- [Dataset section]:
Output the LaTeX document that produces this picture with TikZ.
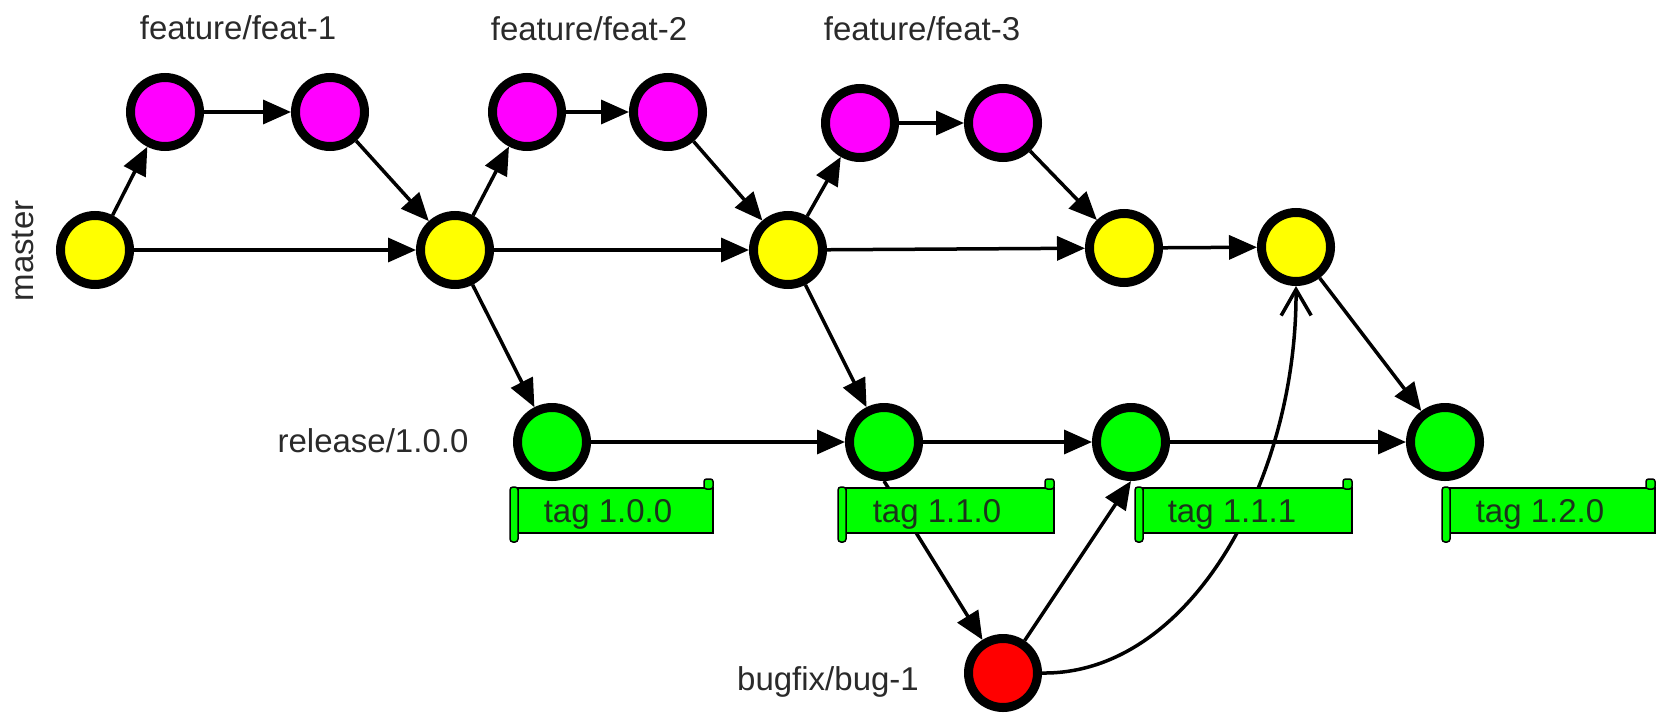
\documentclass[tikz,border=0pt]{standalone}
\usepackage{fontspec}
\setmainfont{Liberation Sans}
\usetikzlibrary{arrows.meta}
\pgfdeclarelayer{bg}
\pgfsetlayers{bg,main}
\definecolor{cyel}{HTML}{FFFF00}
\definecolor{cmag}{HTML}{FF00FF}
\definecolor{cgrn}{HTML}{00FF00}
\definecolor{cred}{HTML}{FF0000}
\definecolor{ctxt}{HTML}{2A2A2A}
\definecolor{ctagtxt}{HTML}{1C331C}
\newcommand\mytag[5]{%
  \draw[tagline] (#1+8,488) rectangle (#2,533);
  \draw[tagline,rounded corners=3pt] (#1,487) rectangle (#1+8,542);
  \draw[tagline,rounded corners=2.5pt] (#2-9,479) rectangle (#2,489);
  \node[tagtext] (#5) at (#3,522) {#4};
}
\begin{document}
\begin{tikzpicture}[x=1pt,y=-1pt,
  commit/.style={circle,draw=black,line width=9pt,minimum size=69pt,inner sep=0pt,outer sep=4.5pt},
  master/.style={commit,fill=cyel},
  feat/.style={commit,fill=cmag},
  rel/.style={commit,fill=cgrn},
  bugc/.style={commit,fill=cred},
  lbl/.style={anchor=base,inner sep=0pt,text=ctxt,font=\fontsize{33}{40}\selectfont},
  tagtext/.style={anchor=base,inner sep=0pt,text=ctagtxt,font=\fontsize{33}{40}\selectfont},
  tagline/.style={draw=black,line width=1.5pt,fill=cgrn},
  link/.style={line width=3.5pt,-{Triangle[length=28pt,width=24pt]}},
  curvelink/.style={line width=3.5pt,-{Straight Barb[length=26pt,width=30pt,line width=3.5pt]}}
]
\useasboundingbox (0,0) rectangle (1656,715);

% commits
\node[master] (m1) at (95,250) {};
\node[feat]   (f1a) at (165,112) {};
\node[feat]   (f1b) at (330,112) {};
\node[master] (m2) at (455,250) {};
\node[feat]   (f2a) at (527,112) {};
\node[feat]   (f2b) at (668,112) {};
\node[master] (m3) at (788,250) {};
\node[feat]   (f3a) at (860,123) {};
\node[feat]   (f3b) at (1003,123) {};
\node[master] (m4) at (1124,248) {};
\node[master] (m5) at (1296,247) {};
\node[rel]    (g1) at (552,442) {};
\node[rel]    (g2) at (884,442) {};
\node[rel]    (g3) at (1131,442) {};
\node[rel]    (g4) at (1445,442) {};
\node[bugc]   (bug) at (1003,673) {};

% labels
\node[lbl] (lf1) at (238,39) {feature/feat-1};
\node[lbl] (lf2) at (589,40) {feature/feat-2};
\node[lbl] (lf3) at (922,40) {feature/feat-3};
\node[lbl,rotate=90] (lmaster) at (33,251) {master};
\node[lbl] (lrel) at (373,452) {release/1.0.0};
\node[lbl] (lbug) at (828,690) {bugfix/bug-1};

\begin{pgfonlayer}{bg}
  \draw[link] (m1) -- (f1a);
  \draw[link] (f1a) -- (f1b);
  \draw[link] (f1b) -- (m2);
  \draw[link] (m1) -- (m2);
  \draw[link] (m2) -- (f2a);
  \draw[link] (f2a) -- (f2b);
  \draw[link] (f2b) -- (m3);
  \draw[link] (m2) -- (m3);
  \draw[link] (m3) -- (f3a);
  \draw[link] (f3a) -- (f3b);
  \draw[link] (f3b) -- (m4);
  \draw[link] (m3) -- (m4);
  \draw[link] (m4) -- (m5);
  \draw[link] (m2) -- (g1);
  \draw[link] (m3) -- (g2);
  \draw[link] (m5) -- (g4);
  \draw[link] (g1) -- (g2);
  \draw[link] (g2) -- (g3);
  \draw[link] (g3) -- (g4);
  \draw[link] (g2.south) -- (bug);
  \draw[link] (bug) -- (g3.south);
  \draw[curvelink] (bug.east) .. controls (1190,675) and (1297,480) .. (m5.south);
  % tags
  \mytag{510}{713}{608}{tag 1.0.0}{t1}
  \mytag{838}{1054}{937}{tag 1.1.0}{t2}
  \mytag{1135}{1352}{1232}{tag 1.1.1}{t3}
  \mytag{1442}{1655}{1540}{tag 1.2.0}{t4}
\end{pgfonlayer}
\end{tikzpicture}
\end{document}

- [Stated exercise]:
All of the material above should be reproduced exactly, except the pictures.

- [Solution for this task]:
Output the LaTeX document that produces this picture with TikZ.
\documentclass[tikz,border=0pt]{standalone}
\usepackage{fontspec}
\setmainfont{Liberation Sans}
\usetikzlibrary{arrows.meta}
\pgfdeclarelayer{bg}
\pgfsetlayers{bg,main}
\definecolor{cyel}{HTML}{FFFF00}
\definecolor{cmag}{HTML}{FF00FF}
\definecolor{cgrn}{HTML}{00FF00}
\definecolor{cred}{HTML}{FF0000}
\definecolor{ctxt}{HTML}{2A2A2A}
\definecolor{ctagtxt}{HTML}{1C331C}
\newcommand\mytag[5]{%
  \draw[tagline] (#1+8,488) rectangle (#2,533);
  \draw[tagline,rounded corners=3pt] (#1,487) rectangle (#1+8,542);
  \draw[tagline,rounded corners=2.5pt] (#2-9,479) rectangle (#2,489);
  \node[tagtext] (#5) at (#3,522) {#4};
}
\begin{document}
\begin{tikzpicture}[x=1pt,y=-1pt,
  commit/.style={circle,draw=black,line width=9pt,minimum size=69pt,inner sep=0pt,outer sep=4.5pt},
  master/.style={commit,fill=cyel},
  feat/.style={commit,fill=cmag},
  rel/.style={commit,fill=cgrn},
  bugc/.style={commit,fill=cred},
  lbl/.style={anchor=base,inner sep=0pt,text=ctxt,font=\fontsize{33}{40}\selectfont},
  tagtext/.style={anchor=base,inner sep=0pt,text=ctagtxt,font=\fontsize{33}{40}\selectfont},
  tagline/.style={draw=black,line width=1.5pt,fill=cgrn},
  link/.style={line width=3.5pt,-{Triangle[length=28pt,width=24pt]}},
  curvelink/.style={line width=3.5pt,-{Straight Barb[length=26pt,width=30pt,line width=3.5pt]}}
]
\useasboundingbox (0,0) rectangle (1656,715);

% commits
\node[master] (m1) at (95,250) {};
\node[feat]   (f1a) at (165,112) {};
\node[feat]   (f1b) at (330,112) {};
\node[master] (m2) at (455,250) {};
\node[feat]   (f2a) at (527,112) {};
\node[feat]   (f2b) at (668,112) {};
\node[master] (m3) at (788,250) {};
\node[feat]   (f3a) at (860,123) {};
\node[feat]   (f3b) at (1003,123) {};
\node[master] (m4) at (1124,248) {};
\node[master] (m5) at (1296,247) {};
\node[rel]    (g1) at (552,442) {};
\node[rel]    (g2) at (884,442) {};
\node[rel]    (g3) at (1131,442) {};
\node[rel]    (g4) at (1445,442) {};
\node[bugc]   (bug) at (1003,673) {};

% labels
\node[lbl] (lf1) at (238,39) {feature/feat-1};
\node[lbl] (lf2) at (589,40) {feature/feat-2};
\node[lbl] (lf3) at (922,40) {feature/feat-3};
\node[lbl,rotate=90] (lmaster) at (33,251) {master};
\node[lbl] (lrel) at (373,452) {release/1.0.0};
\node[lbl] (lbug) at (828,690) {bugfix/bug-1};

\begin{pgfonlayer}{bg}
  \draw[link] (m1) -- (f1a);
  \draw[link] (f1a) -- (f1b);
  \draw[link] (f1b) -- (m2);
  \draw[link] (m1) -- (m2);
  \draw[link] (m2) -- (f2a);
  \draw[link] (f2a) -- (f2b);
  \draw[link] (f2b) -- (m3);
  \draw[link] (m2) -- (m3);
  \draw[link] (m3) -- (f3a);
  \draw[link] (f3a) -- (f3b);
  \draw[link] (f3b) -- (m4);
  \draw[link] (m3) -- (m4);
  \draw[link] (m4) -- (m5);
  \draw[link] (m2) -- (g1);
  \draw[link] (m3) -- (g2);
  \draw[link] (m5) -- (g4);
  \draw[link] (g1) -- (g2);
  \draw[link] (g2) -- (g3);
  \draw[link] (g3) -- (g4);
  \draw[link] (g2.south) -- (bug);
  \draw[link] (bug) -- (g3.south);
  \draw[curvelink] (bug.east) .. controls (1190,675) and (1297,480) .. (m5.south);
  % tags
  \mytag{510}{713}{608}{tag 1.0.0}{t1}
  \mytag{838}{1054}{937}{tag 1.1.0}{t2}
  \mytag{1135}{1352}{1232}{tag 1.1.1}{t3}
  \mytag{1442}{1655}{1540}{tag 1.2.0}{t4}
\end{pgfonlayer}
\end{tikzpicture}
\end{document}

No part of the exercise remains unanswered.